_Work required_: Please print exactly the lines below, from the start of the material up to and including the line with "const FLOOR_DX = 38, FLOOR_DY = -27;", but none of the pictures.

Data section start

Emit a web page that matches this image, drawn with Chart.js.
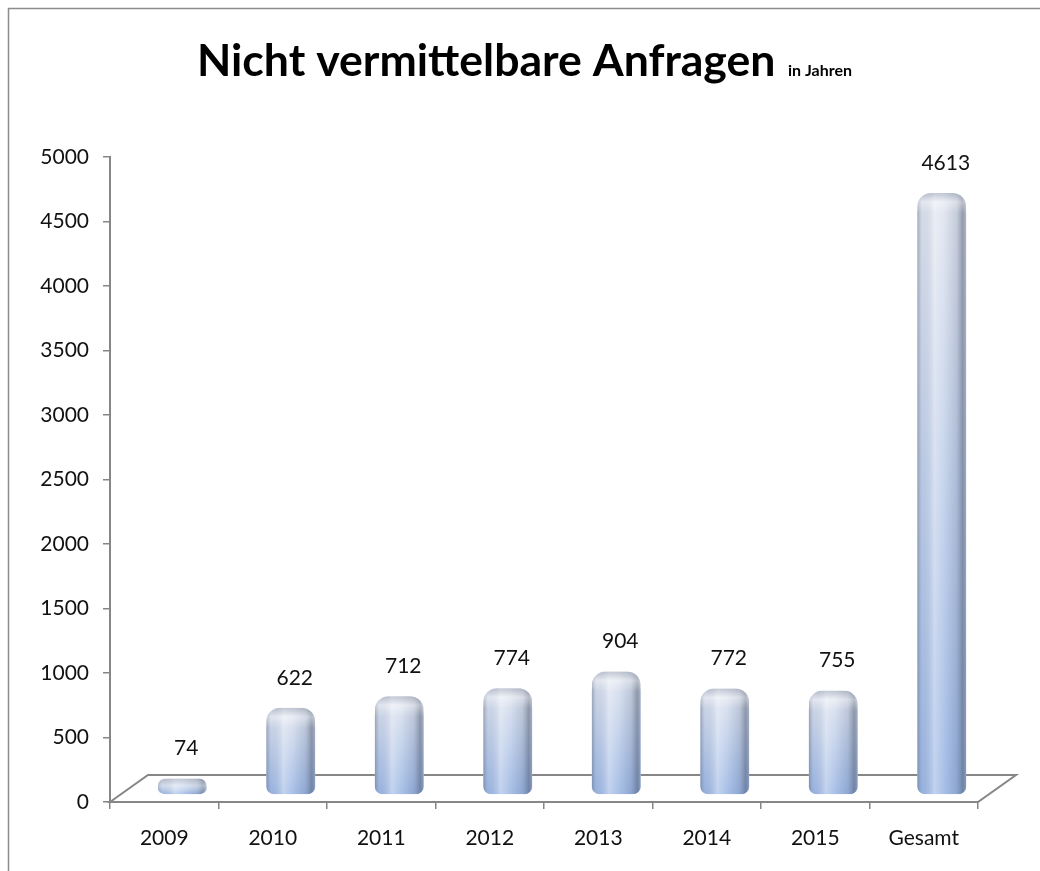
<!DOCTYPE html>
<html><head><meta charset="utf-8">
<script src="https://cdn.jsdelivr.net/npm/chart.js@4.4.1/dist/chart.umd.min.js"></script>
<style>html,body{margin:0;padding:0;background:#fff}</style>
</head><body>
<canvas id="c" width="1040" height="871"></canvas>
<script>
const categories = ['2009','2010','2011','2012','2013','2014','2015','Gesamt'];
const values = [74, 622, 712, 774, 904, 772, 755, 4613];
const yMin = 0, yMax = 5000, yStep = 500;
const titleMain = 'Nicht vermittelbare Anfragen';
const titleSub = 'in Jahren';

const FONT = 'Lato, "Open Sans", sans-serif';
const AXIS = '#868686';
const DX = 18, DY = -8;          // 3D depth shift of the bars
const FLOOR_DX = 38, FLOOR_DY = -27;

const framePlugin = {
  id: 'frame',
  beforeDraw(chart) {
    const ctx = chart.ctx;
    ctx.save();
    ctx.fillStyle = '#fff';
    ctx.fillRect(0, 0, chart.width, chart.height);
    ctx.strokeStyle = '#8c8c8c';
    ctx.lineWidth = 1.5;
    ctx.beginPath();
    ctx.moveTo(8.5, chart.height);
    ctx.lineTo(8.5, 8.5);
    ctx.lineTo(chart.width, 8.5);
    ctx.stroke();
    ctx.fillStyle = '#000';
    ctx.textBaseline = 'alphabetic';
    ctx.textAlign = 'left';
    let size = 42;
    ctx.font = 'bold ' + size + 'px ' + FONT;
    let w = ctx.measureText(titleMain).width;
    size = size * 578 / w;
    ctx.font = 'bold ' + size.toFixed(1) + 'px ' + FONT;
    ctx.fillText(titleMain, 197, 76);
    ctx.font = 'bold 16px ' + FONT;
    ctx.fillText(titleSub, 788, 76);
    ctx.restore();
  }
};

const barPlugin = {
  id: 'bars3d',
  beforeDatasetsDraw(chart) {
    const ctx = chart.ctx;
    const x = chart.scales.x, y = chart.scales.y;
    const y0 = y.getPixelForValue(0);
    ctx.save();
    ctx.strokeStyle = AXIS;
    ctx.lineWidth = 2;
    ctx.fillStyle = '#fff';
    ctx.beginPath();
    ctx.moveTo(x.left, y0);
    ctx.lineTo(x.left + FLOOR_DX, y0 + FLOOR_DY);
    ctx.lineTo(x.right + FLOOR_DX, y0 + FLOOR_DY);
    ctx.lineTo(x.right, y0);
    ctx.closePath();
    ctx.fill();
    ctx.stroke();
    ctx.restore();
    ctx.save();
    ctx.translate(DX, DY);
  },
  afterDatasetsDraw(chart) {
    const ctx = chart.ctx;
    const meta = chart.getDatasetMeta(0);
    meta.data.forEach((el, i) => {
      const p = el.getProps(['x', 'y', 'base', 'width'], true);
      const left = p.x - p.width / 2, w = p.width;
      const top = p.y - 6, bottom = p.base + 1, h = bottom - top;
      const r = Math.min(14, h / 2, w / 2);
      const rb = Math.min(8, h / 2);
      ctx.save();
      ctx.beginPath();
      ctx.roundRect(left, top, w, h, [r, r, rb, rb]);
      ctx.clip();
      const gv = ctx.createLinearGradient(0, top, 0, bottom);
      gv.addColorStop(0, '#dee3ee');
      gv.addColorStop(1, '#98b4e3');
      ctx.fillStyle = gv;
      ctx.fillRect(left, top, w, h);
      const gh = ctx.createLinearGradient(left, 0, left + w, 0);
      gh.addColorStop(0, 'rgba(70,80,100,0.40)');
      gh.addColorStop(0.10, 'rgba(150,160,180,0.10)');
      gh.addColorStop(0.35, 'rgba(255,255,255,0.40)');
      gh.addColorStop(0.55, 'rgba(255,255,255,0.15)');
      gh.addColorStop(0.80, 'rgba(80,90,110,0.15)');
      gh.addColorStop(0.93, 'rgba(60,70,90,0.45)');
      gh.addColorStop(1, 'rgba(90,100,120,0.35)');
      ctx.fillStyle = gh;
      ctx.fillRect(left, top, w, h);
      const capH = Math.min(20, h);
      const gc = ctx.createLinearGradient(0, top, 0, top + capH);
      gc.addColorStop(0, 'rgba(120,130,150,0.35)');
      gc.addColorStop(0.45, 'rgba(255,255,255,0.35)');
      gc.addColorStop(1, 'rgba(255,255,255,0)');
      ctx.fillStyle = gc;
      ctx.fillRect(left, top, w, capH);
      ctx.restore();
      ctx.save();
      ctx.fillStyle = '#111';
      ctx.font = '21px ' + FONT;
      ctx.textAlign = 'center';
      ctx.textBaseline = 'middle';
      ctx.fillText(String(values[i]), p.x + 4, p.y - 36);
      ctx.restore();
    });
    ctx.restore();
  }
};

new Chart(document.getElementById('c'), {
  type: 'bar',
  data: {
    labels: categories,
    datasets: [{
      data: values,
      backgroundColor: '#b9c8e4',
      borderWidth: 0,
      borderSkipped: false,
      borderRadius: { topLeft: 14, topRight: 14, bottomLeft: 6, bottomRight: 6 },
      categoryPercentage: 1,
      barPercentage: 0.45,
      clip: false
    }]
  },
  options: {
    responsive: false,
    animation: false,
    devicePixelRatio: 1,
    layout: { padding: { top: 157, right: 62, bottom: 0, left: 0 } },
    plugins: { legend: { display: false }, title: { display: false }, tooltip: { enabled: false } },
    scales: {
      x: {
        grid: { offset: true, drawOnChartArea: false, drawTicks: true, tickLength: 7, color: AXIS, lineWidth: 1.5 },
        border: { display: true, color: AXIS, width: 2 },
        ticks: { color: '#111', font: { family: FONT, size: 21 }, padding: 17 },
        afterFit(s) { s.height = 69; }
      },
      y: {
        min: yMin, max: yMax,
        grid: { drawOnChartArea: false, drawTicks: true, tickLength: 7, color: AXIS, lineWidth: 1.5 },
        border: { display: true, color: AXIS, width: 2 },
        ticks: { stepSize: yStep, color: '#111', font: { family: FONT, size: 21 }, padding: 14,
                 callback: v => String(v) },
        afterFit(s) { s.width = 110; }
      }
    }
  },
  plugins: [framePlugin, barPlugin]
});
</script>
</body></html>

Data section end

_Final result_:
Emit a web page that matches this image, drawn with Chart.js.
<!DOCTYPE html>
<html><head><meta charset="utf-8">
<script src="https://cdn.jsdelivr.net/npm/chart.js@4.4.1/dist/chart.umd.min.js"></script>
<style>html,body{margin:0;padding:0;background:#fff}</style>
</head><body>
<canvas id="c" width="1040" height="871"></canvas>
<script>
const categories = ['2009','2010','2011','2012','2013','2014','2015','Gesamt'];
const values = [74, 622, 712, 774, 904, 772, 755, 4613];
const yMin = 0, yMax = 5000, yStep = 500;
const titleMain = 'Nicht vermittelbare Anfragen';
const titleSub = 'in Jahren';

const FONT = 'Lato, "Open Sans", sans-serif';
const AXIS = '#868686';
const DX = 18, DY = -8;          // 3D depth shift of the bars
const FLOOR_DX = 38, FLOOR_DY = -27;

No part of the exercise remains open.